LISTING =>
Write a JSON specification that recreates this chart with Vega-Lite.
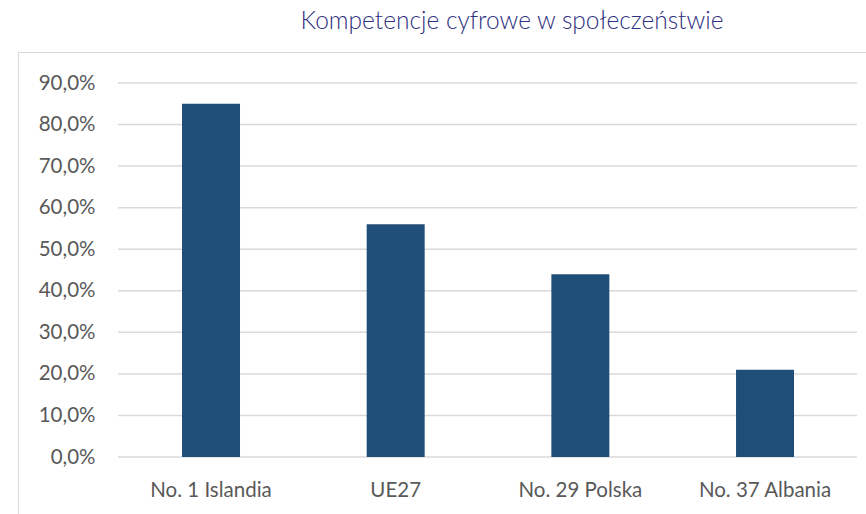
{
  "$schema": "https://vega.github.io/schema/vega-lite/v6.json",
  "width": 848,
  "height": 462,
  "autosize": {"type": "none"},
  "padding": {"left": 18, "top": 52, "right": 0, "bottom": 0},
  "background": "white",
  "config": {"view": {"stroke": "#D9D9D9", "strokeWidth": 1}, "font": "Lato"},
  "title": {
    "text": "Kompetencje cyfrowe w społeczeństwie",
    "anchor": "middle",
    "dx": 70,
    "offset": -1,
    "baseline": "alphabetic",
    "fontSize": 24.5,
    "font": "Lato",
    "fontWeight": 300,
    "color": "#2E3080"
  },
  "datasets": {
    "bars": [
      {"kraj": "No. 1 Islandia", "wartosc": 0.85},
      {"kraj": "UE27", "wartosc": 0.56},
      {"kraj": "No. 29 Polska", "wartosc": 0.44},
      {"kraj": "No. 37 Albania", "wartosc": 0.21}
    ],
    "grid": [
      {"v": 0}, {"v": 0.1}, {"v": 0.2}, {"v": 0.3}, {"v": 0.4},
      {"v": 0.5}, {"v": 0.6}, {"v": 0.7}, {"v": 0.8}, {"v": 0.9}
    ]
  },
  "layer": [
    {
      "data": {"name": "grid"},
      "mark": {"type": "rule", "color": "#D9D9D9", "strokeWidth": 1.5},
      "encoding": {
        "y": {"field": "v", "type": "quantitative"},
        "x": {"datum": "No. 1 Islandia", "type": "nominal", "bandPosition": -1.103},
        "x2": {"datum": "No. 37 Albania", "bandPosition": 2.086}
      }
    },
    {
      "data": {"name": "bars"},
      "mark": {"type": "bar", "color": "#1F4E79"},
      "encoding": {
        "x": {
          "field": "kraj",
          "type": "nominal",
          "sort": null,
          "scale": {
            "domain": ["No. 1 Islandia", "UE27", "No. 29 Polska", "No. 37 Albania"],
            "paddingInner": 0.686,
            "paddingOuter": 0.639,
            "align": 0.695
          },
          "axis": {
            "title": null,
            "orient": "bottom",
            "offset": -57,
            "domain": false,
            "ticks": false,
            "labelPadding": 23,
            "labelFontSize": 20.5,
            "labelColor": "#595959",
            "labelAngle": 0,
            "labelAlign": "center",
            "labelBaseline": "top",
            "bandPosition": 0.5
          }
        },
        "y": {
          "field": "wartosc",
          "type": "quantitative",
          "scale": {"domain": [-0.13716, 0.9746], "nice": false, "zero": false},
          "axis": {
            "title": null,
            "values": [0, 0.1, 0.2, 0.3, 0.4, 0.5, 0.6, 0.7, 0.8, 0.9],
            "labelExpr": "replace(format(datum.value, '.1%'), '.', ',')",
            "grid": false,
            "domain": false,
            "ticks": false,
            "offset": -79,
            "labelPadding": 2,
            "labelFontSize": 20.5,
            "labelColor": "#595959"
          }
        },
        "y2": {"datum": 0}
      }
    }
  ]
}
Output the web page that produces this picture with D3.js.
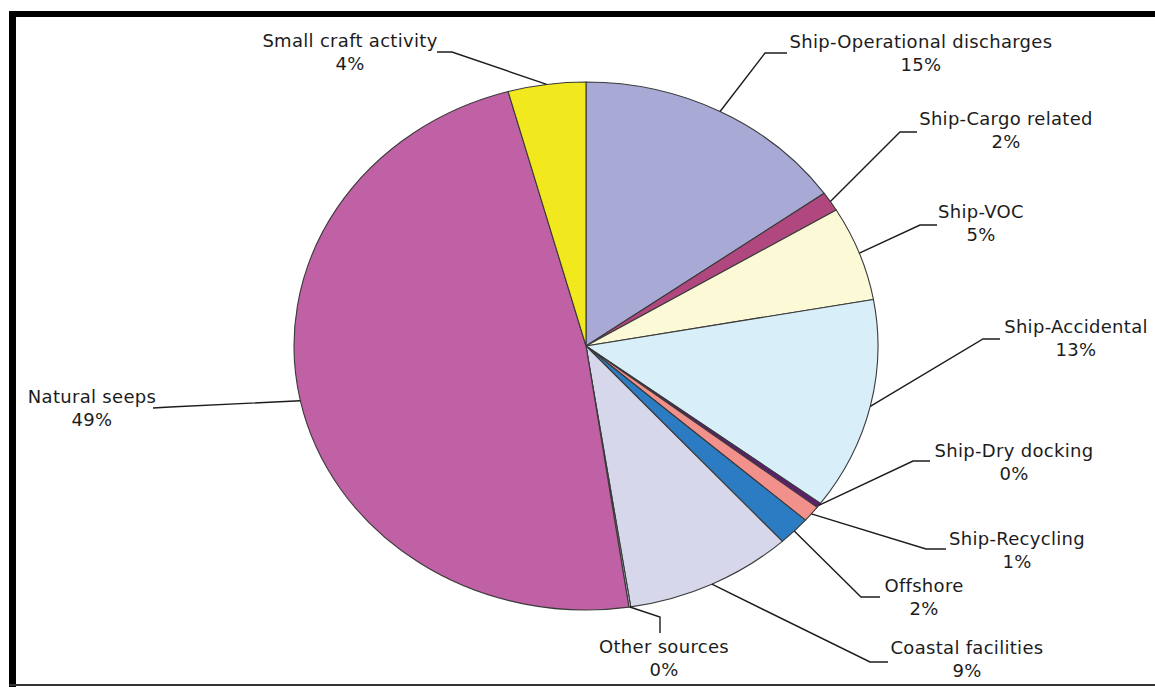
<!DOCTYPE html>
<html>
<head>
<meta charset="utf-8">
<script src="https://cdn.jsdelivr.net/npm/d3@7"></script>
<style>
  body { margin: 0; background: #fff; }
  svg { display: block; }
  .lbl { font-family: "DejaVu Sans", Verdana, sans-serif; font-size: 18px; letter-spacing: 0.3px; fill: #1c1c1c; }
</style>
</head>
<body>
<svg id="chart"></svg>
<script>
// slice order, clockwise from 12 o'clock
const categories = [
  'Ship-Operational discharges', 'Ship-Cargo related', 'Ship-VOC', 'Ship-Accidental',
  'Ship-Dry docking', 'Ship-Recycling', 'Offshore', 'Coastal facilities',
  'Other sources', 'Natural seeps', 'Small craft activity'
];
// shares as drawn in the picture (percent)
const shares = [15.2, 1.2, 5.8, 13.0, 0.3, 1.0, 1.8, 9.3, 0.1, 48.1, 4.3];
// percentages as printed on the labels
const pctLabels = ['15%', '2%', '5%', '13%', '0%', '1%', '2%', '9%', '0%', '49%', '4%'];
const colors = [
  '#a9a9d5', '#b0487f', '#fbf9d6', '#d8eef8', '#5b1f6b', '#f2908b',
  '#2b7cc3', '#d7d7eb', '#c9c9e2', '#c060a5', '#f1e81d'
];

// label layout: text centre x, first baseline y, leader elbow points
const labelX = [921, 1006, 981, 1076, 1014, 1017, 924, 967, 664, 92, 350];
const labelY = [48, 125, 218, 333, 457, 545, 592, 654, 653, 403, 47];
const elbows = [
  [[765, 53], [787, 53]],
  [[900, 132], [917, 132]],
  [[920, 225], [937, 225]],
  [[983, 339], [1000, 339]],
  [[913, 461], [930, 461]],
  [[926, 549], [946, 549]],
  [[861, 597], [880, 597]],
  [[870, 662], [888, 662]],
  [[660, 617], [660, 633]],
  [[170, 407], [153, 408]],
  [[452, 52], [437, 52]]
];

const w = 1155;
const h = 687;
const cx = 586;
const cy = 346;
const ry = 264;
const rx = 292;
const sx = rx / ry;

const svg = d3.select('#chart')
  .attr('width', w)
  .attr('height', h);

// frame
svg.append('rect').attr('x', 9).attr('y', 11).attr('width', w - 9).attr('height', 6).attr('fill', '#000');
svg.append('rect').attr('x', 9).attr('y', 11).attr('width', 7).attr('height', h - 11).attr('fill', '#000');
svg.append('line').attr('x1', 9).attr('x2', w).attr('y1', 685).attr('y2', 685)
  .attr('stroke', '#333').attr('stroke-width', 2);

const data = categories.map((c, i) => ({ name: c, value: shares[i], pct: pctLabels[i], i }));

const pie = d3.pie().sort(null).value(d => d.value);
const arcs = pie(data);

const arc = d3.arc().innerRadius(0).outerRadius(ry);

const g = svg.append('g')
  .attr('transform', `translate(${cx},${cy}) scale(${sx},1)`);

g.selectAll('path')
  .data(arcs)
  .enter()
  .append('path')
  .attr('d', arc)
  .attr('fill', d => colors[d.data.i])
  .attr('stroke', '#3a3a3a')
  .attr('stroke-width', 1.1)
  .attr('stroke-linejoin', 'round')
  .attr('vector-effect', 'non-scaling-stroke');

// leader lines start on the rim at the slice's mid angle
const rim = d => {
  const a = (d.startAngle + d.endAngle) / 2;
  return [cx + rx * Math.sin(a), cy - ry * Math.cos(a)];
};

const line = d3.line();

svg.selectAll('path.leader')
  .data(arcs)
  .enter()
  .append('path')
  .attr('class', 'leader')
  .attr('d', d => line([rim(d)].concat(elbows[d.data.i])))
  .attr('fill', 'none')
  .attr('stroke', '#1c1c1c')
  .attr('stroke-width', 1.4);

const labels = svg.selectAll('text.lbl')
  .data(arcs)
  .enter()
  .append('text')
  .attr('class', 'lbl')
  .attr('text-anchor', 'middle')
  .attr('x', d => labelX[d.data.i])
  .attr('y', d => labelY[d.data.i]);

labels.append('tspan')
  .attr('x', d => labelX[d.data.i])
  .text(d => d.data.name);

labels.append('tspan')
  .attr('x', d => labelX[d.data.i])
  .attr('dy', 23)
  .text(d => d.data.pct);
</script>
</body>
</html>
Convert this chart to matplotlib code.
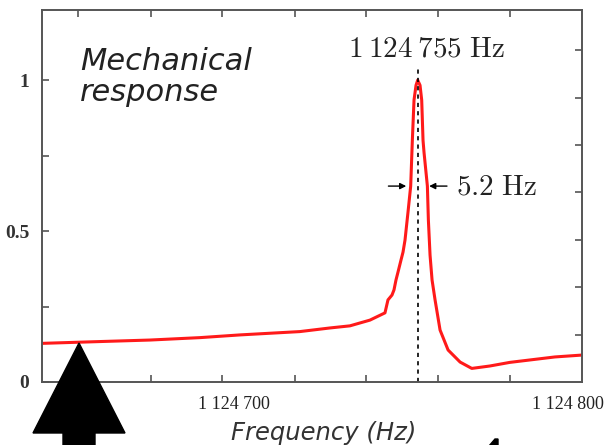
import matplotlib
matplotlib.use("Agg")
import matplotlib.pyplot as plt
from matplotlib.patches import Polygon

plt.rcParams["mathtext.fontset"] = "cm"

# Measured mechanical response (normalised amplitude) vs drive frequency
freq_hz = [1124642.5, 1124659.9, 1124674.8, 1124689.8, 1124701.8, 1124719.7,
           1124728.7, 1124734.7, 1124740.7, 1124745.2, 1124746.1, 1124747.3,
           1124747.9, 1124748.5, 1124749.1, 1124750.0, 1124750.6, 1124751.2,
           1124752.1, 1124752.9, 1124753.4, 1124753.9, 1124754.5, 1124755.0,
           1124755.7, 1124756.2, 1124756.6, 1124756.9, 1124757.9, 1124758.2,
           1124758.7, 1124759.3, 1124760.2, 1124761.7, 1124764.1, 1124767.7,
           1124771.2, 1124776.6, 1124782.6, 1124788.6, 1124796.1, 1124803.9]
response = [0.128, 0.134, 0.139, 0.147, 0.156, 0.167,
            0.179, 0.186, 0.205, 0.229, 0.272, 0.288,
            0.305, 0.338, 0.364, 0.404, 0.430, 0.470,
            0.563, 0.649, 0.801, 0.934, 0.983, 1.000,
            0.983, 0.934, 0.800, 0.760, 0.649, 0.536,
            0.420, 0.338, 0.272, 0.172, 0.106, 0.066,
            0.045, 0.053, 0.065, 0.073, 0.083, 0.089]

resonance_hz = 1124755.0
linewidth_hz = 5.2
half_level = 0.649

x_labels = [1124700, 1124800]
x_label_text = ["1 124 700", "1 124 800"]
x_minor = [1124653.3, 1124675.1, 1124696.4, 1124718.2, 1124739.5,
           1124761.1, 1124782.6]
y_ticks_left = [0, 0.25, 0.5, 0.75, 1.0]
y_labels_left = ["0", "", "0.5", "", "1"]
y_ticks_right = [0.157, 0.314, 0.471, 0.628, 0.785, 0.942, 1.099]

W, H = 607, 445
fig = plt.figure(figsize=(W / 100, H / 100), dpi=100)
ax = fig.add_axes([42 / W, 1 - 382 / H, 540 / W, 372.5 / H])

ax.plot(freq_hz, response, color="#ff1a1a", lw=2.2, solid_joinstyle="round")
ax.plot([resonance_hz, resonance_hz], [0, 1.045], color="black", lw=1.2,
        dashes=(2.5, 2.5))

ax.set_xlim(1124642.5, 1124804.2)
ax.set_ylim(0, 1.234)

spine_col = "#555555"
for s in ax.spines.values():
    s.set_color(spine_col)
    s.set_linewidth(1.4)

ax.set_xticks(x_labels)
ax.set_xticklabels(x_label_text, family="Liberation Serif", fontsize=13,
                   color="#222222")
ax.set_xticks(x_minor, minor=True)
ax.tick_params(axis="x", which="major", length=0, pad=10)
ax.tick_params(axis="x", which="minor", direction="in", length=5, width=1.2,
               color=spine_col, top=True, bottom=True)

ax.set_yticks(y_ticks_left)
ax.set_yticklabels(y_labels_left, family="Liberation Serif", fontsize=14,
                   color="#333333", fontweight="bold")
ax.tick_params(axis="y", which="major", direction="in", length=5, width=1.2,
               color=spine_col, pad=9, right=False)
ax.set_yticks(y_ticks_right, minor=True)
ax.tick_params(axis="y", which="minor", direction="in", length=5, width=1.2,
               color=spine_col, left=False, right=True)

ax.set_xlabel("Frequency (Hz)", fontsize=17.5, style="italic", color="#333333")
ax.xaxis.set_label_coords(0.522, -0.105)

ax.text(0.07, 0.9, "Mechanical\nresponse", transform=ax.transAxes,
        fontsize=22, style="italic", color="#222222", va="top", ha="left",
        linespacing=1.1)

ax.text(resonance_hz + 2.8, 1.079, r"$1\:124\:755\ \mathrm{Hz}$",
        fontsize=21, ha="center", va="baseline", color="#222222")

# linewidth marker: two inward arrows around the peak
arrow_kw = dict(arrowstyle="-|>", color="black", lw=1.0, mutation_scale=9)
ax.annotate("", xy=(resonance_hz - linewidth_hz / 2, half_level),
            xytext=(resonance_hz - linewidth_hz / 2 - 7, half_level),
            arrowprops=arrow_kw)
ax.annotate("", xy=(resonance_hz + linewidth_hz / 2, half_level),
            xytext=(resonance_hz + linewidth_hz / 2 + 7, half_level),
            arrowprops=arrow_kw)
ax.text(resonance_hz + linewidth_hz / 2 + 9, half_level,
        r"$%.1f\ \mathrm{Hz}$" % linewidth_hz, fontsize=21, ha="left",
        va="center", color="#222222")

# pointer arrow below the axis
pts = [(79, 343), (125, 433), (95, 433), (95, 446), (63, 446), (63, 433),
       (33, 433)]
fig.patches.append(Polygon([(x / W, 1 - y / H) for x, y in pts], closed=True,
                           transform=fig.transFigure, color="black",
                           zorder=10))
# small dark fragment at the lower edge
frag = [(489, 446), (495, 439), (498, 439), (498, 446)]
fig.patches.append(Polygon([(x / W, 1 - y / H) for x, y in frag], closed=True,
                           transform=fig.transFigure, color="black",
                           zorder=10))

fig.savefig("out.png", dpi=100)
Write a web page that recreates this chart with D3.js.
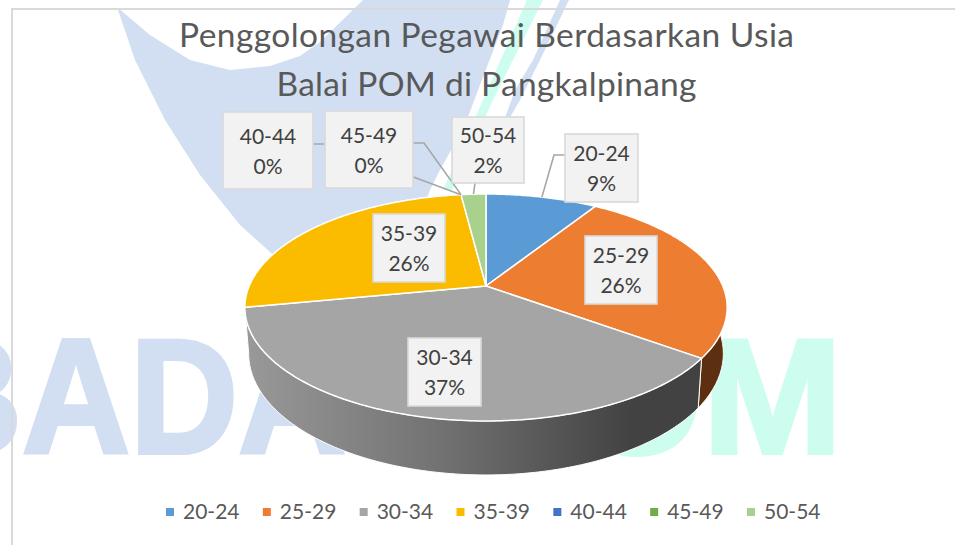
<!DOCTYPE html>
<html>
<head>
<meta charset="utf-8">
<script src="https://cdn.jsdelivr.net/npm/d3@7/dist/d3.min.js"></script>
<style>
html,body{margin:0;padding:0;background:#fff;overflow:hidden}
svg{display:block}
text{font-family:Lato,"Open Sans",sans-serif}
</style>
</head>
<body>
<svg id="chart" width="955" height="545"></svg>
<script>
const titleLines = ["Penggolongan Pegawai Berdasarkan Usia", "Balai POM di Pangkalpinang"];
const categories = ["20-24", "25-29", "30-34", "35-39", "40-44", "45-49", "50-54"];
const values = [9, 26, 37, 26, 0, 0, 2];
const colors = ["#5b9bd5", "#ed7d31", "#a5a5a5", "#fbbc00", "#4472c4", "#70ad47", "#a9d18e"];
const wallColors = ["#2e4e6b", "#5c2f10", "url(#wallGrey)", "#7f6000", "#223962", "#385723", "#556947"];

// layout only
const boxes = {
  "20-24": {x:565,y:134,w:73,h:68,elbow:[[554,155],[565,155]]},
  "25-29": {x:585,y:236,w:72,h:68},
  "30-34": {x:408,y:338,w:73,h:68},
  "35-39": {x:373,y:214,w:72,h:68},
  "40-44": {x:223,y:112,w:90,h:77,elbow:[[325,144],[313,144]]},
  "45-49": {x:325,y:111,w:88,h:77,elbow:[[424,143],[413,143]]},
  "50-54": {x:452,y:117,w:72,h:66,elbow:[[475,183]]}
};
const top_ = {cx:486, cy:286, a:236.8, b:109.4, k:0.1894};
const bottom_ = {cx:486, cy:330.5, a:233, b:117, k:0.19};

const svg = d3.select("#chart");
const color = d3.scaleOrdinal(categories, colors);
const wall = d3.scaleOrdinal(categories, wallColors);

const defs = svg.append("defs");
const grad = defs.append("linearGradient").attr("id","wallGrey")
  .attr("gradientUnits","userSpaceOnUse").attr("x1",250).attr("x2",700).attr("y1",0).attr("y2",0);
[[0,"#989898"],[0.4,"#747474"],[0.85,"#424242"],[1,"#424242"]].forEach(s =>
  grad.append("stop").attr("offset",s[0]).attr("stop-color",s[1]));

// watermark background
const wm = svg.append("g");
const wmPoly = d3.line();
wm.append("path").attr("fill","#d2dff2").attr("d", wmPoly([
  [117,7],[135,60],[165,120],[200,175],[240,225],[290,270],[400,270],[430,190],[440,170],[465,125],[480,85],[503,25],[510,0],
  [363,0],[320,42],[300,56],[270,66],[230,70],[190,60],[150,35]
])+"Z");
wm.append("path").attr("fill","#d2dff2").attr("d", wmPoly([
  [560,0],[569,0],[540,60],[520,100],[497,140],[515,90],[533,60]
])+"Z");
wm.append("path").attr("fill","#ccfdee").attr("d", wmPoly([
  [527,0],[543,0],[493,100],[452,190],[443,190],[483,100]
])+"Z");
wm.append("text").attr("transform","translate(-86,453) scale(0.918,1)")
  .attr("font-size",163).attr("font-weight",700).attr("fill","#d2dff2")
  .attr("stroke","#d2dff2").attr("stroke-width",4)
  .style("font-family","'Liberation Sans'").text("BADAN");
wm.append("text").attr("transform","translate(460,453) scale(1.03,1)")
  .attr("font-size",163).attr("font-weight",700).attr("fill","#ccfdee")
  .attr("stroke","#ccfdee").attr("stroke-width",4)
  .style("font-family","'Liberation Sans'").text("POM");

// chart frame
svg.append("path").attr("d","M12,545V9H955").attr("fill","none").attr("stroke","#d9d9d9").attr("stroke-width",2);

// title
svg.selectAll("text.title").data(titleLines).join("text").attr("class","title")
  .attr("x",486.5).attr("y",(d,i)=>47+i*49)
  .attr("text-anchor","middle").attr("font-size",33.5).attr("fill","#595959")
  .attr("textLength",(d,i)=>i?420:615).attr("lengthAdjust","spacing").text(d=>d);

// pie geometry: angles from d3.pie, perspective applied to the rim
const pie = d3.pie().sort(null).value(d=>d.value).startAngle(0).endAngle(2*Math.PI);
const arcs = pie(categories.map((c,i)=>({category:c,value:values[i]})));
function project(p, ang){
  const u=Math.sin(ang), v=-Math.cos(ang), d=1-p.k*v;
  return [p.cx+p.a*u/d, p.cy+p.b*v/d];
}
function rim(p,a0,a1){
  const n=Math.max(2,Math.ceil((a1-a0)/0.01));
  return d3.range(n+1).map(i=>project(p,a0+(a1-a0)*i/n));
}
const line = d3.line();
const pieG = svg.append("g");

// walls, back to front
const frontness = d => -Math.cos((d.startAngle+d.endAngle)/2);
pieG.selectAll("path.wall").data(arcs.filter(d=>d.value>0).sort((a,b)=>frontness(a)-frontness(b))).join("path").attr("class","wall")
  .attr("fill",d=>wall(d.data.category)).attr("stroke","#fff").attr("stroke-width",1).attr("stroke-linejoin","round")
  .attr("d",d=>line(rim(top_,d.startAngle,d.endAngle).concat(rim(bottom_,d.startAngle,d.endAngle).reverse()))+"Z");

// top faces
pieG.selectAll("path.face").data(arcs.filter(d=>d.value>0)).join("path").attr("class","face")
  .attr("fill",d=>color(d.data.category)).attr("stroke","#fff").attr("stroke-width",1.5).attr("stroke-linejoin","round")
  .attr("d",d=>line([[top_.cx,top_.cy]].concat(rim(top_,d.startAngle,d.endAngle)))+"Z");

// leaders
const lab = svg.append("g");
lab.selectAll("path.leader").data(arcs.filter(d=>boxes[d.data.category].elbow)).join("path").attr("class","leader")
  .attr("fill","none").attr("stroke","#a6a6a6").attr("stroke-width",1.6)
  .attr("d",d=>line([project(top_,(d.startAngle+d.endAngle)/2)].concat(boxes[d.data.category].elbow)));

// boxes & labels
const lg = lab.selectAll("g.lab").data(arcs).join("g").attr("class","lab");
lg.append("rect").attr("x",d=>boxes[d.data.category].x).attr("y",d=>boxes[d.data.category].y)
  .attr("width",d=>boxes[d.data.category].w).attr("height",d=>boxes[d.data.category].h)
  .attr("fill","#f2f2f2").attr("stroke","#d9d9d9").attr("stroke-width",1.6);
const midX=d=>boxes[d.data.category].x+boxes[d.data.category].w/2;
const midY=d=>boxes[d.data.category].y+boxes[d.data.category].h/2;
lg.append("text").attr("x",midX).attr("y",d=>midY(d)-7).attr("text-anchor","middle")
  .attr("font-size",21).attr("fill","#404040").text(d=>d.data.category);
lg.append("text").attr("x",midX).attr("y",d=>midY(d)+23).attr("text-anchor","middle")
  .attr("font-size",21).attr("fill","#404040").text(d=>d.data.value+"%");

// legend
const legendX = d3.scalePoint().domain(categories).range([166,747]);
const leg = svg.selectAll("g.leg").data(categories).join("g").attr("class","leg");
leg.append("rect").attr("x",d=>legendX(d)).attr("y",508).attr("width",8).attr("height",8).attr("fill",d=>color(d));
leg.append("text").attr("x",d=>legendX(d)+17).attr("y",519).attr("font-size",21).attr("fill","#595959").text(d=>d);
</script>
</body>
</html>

EXERCISE GOAL =>
Make an exact copy of the lines from the one containing "Convert this chart to matplotlib code." to the one containing "half_level = 0.649", keeping both and leaving out every picture.

CORRECT OUTPUT =>
Convert this chart to matplotlib code.
import matplotlib
matplotlib.use("Agg")
import matplotlib.pyplot as plt
from matplotlib.patches import Polygon

plt.rcParams["mathtext.fontset"] = "cm"

# Measured mechanical response (normalised amplitude) vs drive frequency
freq_hz = [1124642.5, 1124659.9, 1124674.8, 1124689.8, 1124701.8, 1124719.7,
           1124728.7, 1124734.7, 1124740.7, 1124745.2, 1124746.1, 1124747.3,
           1124747.9, 1124748.5, 1124749.1, 1124750.0, 1124750.6, 1124751.2,
           1124752.1, 1124752.9, 1124753.4, 1124753.9, 1124754.5, 1124755.0,
           1124755.7, 1124756.2, 1124756.6, 1124756.9, 1124757.9, 1124758.2,
           1124758.7, 1124759.3, 1124760.2, 1124761.7, 1124764.1, 1124767.7,
           1124771.2, 1124776.6, 1124782.6, 1124788.6, 1124796.1, 1124803.9]
response = [0.128, 0.134, 0.139, 0.147, 0.156, 0.167,
            0.179, 0.186, 0.205, 0.229, 0.272, 0.288,
            0.305, 0.338, 0.364, 0.404, 0.430, 0.470,
            0.563, 0.649, 0.801, 0.934, 0.983, 1.000,
            0.983, 0.934, 0.800, 0.760, 0.649, 0.536,
            0.420, 0.338, 0.272, 0.172, 0.106, 0.066,
            0.045, 0.053, 0.065, 0.073, 0.083, 0.089]

resonance_hz = 1124755.0
linewidth_hz = 5.2
half_level = 0.649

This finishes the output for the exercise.